Why do you include analyst buy recommendations in your stock scoring?

 

Many years ago, when I was building the scoring system, I thought long and hard about including analyst "buy" and "strong buy" recommendations in my scoring matrix. At that time, I was using the data supplied by Thomson-Reuters, who supplied it to TD Bank. They were then very definite about showing the stock recommendations by analysts as a "buy" or a "strong buy'. This made it easy to calculate a score. However, a few years later, they stopped separating them into two categories and only showed buy recommendations.

 

This forced me to now come up with a definition for a "strong buy". I came up with the rule that if the projected share price for an analyst’s buy recommendation was 50% higher than the current share price, this would make it a “strong buy” recommendation.  

 

There are few "strong buys". The rule now forces those who use the scoring software to take a few seconds to check the prices of each "buy" recommendation. However, there is now a logical explanation of what is a strong buy recommendation. This is better than just blindly accepting what each analyst used to classify as a "strong buy".

 

Further research has shown me that at best analysts are only about 50% accurate in their prediction of future share price. This does not surprise me. If they were 100% accurate in their guesses, they would be incredibly wealthy and not be working as analysts.

 

You might ask, why even include buy recommendations in a stock score? Recommendations are included because they do influence some investors to buy a stock. They cannot be ignored no matter how fuzzy and unreliable they may be. Stock buying does impact share prices.

 

The IDM stock scoring system is not only trying to predict a reliable dividend income but also that share prices will increase.

 

How analysts come up with their recommendations or why they choose to analyze some stocks and ignore others is not self-evident. They seem to concentrate their attention on stocks that are most popular with speculative investors. The popularity seems to be based on stock trading volumes. However, just because analysts ignore a stock does not necessarily mean it would not be a good stock to own. This can be seen with those stocks scoring highly without any analyst recommendations. Their recommendations are only one of the eleven factors in the stock scoring matrix. 

 

Analyst "sell" and the "hold" recommendations are ignored in the scoring system because the primary purpose of analyst recommendations is to identify buying influences.
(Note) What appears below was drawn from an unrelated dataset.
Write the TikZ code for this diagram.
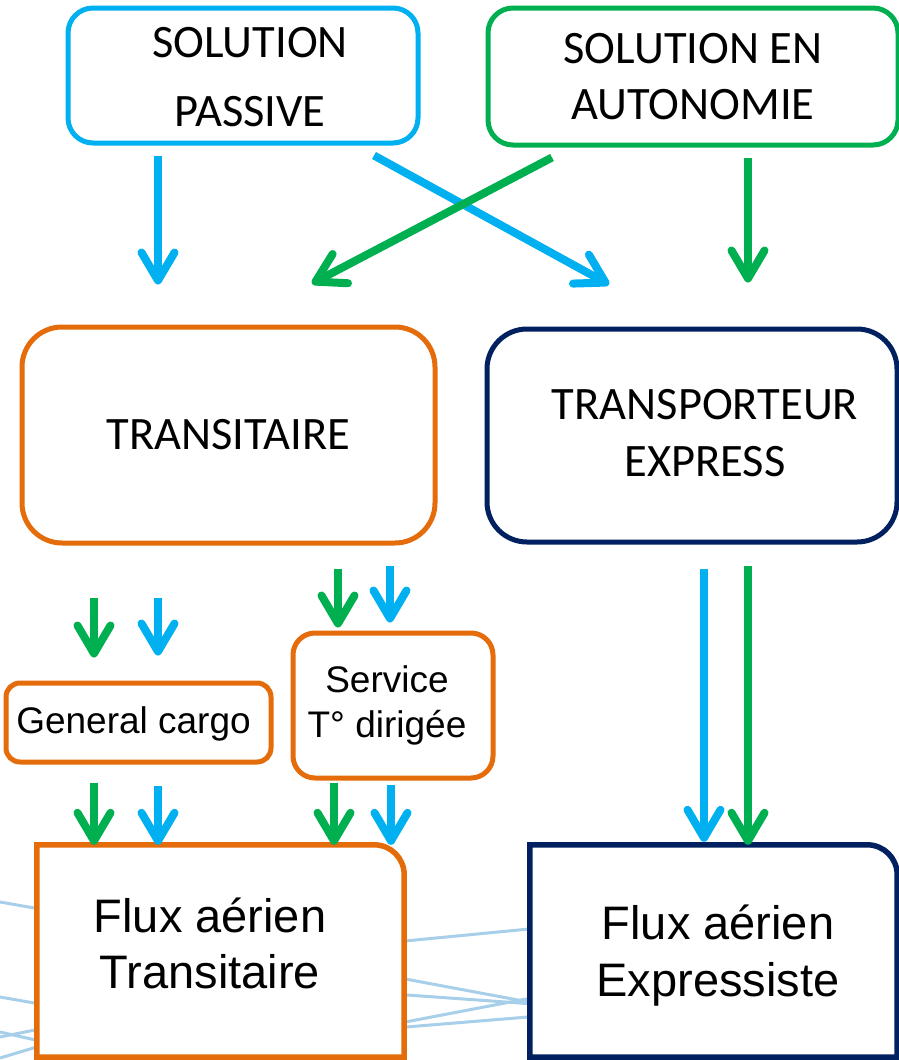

Sell and hold recommendations are no more helpful in making a buying decision then if no recommendation is being made. 

 

A "buy" recommendation can result in between 1 to 5 points in a total score, as can a "strong buy". However, fewer strong buy recommendations increase the score higher than just a regular buy recommendation. To see exactly how the scoring system works go to one of my books.

 

There probably is no such thing as a perfect scoring system but as imperfect as any measuring system may be, as long as the data is scored, in a consistent manner, it allows you to compare the potential of one stock with another. This then allows you sort what is being considered by desirability. 

 

 What I have learned from the scoring system is that stocks paying higher dividends usually have lower scores than stocks paying lower dividend yields.  In your portfolio of 20 stocks you need both higher and lower scoring stocks to arrive at  a safe balance that will give you a consistent “good” dividend return and protect you from those odd stocks that deviate significantly  from their historical positive patterns.